REQUEST >>
Return precisely the span of lines from the top of the material below to the line containing "0.35, 0.30, 0.25]", both included. Pictures are excluded.

GIVEN DATA >>
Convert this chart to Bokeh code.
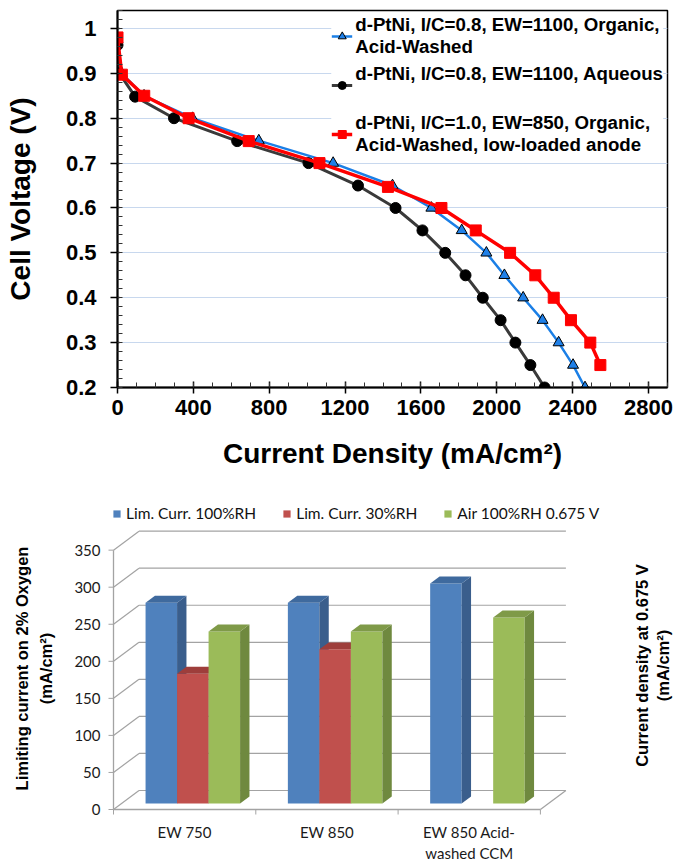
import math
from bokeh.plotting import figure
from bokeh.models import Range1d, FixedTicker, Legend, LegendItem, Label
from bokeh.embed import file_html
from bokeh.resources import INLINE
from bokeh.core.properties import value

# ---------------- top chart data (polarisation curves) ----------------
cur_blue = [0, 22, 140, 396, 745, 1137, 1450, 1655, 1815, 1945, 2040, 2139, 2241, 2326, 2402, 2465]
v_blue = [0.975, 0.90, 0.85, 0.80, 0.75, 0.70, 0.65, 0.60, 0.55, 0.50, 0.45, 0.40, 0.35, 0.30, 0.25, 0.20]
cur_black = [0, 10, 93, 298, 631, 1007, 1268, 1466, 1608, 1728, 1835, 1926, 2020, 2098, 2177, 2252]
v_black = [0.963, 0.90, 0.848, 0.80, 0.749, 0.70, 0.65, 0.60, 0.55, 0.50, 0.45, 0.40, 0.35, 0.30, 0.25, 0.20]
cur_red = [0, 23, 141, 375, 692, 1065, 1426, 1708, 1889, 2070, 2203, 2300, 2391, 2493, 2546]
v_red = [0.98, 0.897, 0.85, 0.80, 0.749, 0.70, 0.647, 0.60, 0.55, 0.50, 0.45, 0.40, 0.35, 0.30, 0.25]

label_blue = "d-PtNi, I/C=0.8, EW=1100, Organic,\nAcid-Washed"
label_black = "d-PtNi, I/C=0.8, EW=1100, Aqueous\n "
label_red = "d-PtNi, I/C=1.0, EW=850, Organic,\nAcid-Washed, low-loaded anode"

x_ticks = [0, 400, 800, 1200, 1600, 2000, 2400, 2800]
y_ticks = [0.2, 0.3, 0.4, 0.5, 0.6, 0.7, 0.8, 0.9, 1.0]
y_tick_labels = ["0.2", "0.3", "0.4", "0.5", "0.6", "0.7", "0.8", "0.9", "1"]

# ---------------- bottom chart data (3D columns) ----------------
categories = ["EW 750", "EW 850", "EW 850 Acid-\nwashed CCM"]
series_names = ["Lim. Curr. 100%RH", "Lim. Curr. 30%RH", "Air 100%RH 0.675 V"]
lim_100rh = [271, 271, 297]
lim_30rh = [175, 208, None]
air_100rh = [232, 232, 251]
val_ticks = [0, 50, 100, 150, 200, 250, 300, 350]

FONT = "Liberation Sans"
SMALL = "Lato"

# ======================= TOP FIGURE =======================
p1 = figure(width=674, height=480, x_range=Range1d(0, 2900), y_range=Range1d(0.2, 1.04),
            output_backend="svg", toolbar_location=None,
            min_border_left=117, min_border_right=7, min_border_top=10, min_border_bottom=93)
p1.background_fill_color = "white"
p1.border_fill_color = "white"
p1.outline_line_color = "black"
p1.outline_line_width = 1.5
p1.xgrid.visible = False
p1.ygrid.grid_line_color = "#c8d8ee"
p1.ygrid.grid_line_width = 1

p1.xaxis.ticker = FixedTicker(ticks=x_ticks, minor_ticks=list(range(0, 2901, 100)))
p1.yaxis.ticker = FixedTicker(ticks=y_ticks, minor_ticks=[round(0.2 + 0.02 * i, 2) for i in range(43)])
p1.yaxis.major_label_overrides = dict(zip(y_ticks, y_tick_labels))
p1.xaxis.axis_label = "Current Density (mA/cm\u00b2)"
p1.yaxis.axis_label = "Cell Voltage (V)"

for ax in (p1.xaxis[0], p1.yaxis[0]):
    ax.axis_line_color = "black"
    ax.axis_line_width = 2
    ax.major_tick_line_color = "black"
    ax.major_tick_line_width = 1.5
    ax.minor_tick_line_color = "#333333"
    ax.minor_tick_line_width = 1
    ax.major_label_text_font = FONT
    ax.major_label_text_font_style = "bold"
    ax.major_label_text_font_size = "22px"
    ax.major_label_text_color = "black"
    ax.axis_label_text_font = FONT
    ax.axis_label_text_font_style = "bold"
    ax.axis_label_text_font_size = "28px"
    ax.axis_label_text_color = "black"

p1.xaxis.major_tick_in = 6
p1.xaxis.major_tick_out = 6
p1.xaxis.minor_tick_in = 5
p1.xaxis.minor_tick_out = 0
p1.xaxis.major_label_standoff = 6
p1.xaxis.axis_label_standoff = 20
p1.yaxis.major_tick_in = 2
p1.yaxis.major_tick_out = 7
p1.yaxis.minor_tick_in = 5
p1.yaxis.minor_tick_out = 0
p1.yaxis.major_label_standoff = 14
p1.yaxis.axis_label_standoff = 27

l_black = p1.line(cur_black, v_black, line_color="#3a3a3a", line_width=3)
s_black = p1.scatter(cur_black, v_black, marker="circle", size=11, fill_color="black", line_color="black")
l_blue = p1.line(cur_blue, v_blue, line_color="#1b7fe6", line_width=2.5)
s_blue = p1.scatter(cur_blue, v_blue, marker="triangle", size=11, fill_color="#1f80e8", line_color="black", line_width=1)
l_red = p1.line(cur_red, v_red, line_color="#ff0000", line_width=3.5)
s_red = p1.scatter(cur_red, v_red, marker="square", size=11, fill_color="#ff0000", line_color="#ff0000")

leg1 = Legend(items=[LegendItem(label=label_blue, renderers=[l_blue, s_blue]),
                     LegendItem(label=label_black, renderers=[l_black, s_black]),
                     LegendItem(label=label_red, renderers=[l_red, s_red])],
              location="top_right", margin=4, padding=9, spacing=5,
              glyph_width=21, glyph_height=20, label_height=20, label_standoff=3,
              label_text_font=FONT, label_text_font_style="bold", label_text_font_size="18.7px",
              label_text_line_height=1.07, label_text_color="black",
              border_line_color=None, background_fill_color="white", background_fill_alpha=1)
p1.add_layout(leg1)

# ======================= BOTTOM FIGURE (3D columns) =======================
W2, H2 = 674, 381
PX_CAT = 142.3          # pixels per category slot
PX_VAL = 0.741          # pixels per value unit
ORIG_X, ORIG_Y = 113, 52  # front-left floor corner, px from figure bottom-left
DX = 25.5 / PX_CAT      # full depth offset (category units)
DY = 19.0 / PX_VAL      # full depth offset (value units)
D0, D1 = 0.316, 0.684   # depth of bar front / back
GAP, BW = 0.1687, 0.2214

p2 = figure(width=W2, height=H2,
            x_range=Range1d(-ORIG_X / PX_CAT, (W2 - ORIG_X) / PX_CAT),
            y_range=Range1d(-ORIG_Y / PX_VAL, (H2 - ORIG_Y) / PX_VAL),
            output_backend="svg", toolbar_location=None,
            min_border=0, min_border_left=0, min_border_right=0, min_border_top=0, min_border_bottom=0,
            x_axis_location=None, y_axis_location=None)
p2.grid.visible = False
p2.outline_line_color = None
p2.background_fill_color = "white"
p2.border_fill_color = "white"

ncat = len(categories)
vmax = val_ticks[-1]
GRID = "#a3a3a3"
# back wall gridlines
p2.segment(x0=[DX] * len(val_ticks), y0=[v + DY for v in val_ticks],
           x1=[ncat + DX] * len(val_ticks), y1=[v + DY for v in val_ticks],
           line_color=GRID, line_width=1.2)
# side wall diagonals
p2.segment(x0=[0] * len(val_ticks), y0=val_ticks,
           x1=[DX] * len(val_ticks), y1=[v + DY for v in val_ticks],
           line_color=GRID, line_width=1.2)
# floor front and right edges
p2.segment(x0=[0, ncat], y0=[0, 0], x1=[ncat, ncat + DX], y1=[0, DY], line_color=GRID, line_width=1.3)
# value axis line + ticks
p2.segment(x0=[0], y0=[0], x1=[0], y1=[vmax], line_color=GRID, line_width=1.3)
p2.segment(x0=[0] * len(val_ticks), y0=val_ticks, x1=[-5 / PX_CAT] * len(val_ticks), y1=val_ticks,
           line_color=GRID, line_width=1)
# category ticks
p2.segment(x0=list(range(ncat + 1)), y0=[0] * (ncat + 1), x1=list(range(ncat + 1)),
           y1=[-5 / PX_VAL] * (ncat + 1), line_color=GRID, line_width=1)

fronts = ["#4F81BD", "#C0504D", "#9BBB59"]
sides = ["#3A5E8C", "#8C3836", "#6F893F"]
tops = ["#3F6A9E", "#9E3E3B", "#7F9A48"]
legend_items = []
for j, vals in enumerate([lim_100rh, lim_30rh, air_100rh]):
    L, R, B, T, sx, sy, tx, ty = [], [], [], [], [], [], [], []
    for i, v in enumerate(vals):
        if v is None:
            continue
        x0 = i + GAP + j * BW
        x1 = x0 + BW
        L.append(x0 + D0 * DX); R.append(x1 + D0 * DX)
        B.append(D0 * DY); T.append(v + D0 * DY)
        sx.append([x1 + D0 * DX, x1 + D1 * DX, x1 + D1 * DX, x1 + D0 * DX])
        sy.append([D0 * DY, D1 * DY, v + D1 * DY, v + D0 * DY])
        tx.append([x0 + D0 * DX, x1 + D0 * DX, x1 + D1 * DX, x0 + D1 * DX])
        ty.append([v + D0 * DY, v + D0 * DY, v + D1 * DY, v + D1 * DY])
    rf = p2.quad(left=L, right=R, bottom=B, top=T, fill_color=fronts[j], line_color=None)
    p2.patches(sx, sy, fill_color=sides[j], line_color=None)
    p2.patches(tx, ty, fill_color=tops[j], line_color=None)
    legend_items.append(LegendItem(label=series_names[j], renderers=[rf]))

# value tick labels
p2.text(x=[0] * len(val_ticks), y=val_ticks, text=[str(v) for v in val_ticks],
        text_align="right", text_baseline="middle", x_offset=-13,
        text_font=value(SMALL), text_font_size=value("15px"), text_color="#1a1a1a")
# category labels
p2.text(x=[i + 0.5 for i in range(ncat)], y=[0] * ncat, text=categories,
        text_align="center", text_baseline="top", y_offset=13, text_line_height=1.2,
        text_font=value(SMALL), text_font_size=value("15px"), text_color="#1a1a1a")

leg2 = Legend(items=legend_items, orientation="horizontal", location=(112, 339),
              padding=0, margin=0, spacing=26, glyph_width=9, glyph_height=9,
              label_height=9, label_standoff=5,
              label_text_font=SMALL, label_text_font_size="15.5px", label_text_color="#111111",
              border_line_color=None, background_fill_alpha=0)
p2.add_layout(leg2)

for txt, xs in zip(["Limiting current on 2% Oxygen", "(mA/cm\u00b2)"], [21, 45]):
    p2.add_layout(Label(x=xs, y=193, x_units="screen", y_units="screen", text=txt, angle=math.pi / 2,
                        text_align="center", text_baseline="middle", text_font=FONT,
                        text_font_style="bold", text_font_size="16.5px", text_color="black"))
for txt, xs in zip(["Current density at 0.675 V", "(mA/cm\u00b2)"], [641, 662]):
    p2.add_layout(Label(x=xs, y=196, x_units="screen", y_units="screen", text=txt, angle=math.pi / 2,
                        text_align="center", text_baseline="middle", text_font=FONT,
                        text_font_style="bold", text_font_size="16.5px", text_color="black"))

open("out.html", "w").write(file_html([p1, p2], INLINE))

COMPLETED EXERCISE >>
Convert this chart to Bokeh code.
import math
from bokeh.plotting import figure
from bokeh.models import Range1d, FixedTicker, Legend, LegendItem, Label
from bokeh.embed import file_html
from bokeh.resources import INLINE
from bokeh.core.properties import value

# ---------------- top chart data (polarisation curves) ----------------
cur_blue = [0, 22, 140, 396, 745, 1137, 1450, 1655, 1815, 1945, 2040, 2139, 2241, 2326, 2402, 2465]
v_blue = [0.975, 0.90, 0.85, 0.80, 0.75, 0.70, 0.65, 0.60, 0.55, 0.50, 0.45, 0.40, 0.35, 0.30, 0.25, 0.20]
cur_black = [0, 10, 93, 298, 631, 1007, 1268, 1466, 1608, 1728, 1835, 1926, 2020, 2098, 2177, 2252]
v_black = [0.963, 0.90, 0.848, 0.80, 0.749, 0.70, 0.65, 0.60, 0.55, 0.50, 0.45, 0.40, 0.35, 0.30, 0.25, 0.20]
cur_red = [0, 23, 141, 375, 692, 1065, 1426, 1708, 1889, 2070, 2203, 2300, 2391, 2493, 2546]
v_red = [0.98, 0.897, 0.85, 0.80, 0.749, 0.70, 0.647, 0.60, 0.55, 0.50, 0.45, 0.40, 0.35, 0.30, 0.25]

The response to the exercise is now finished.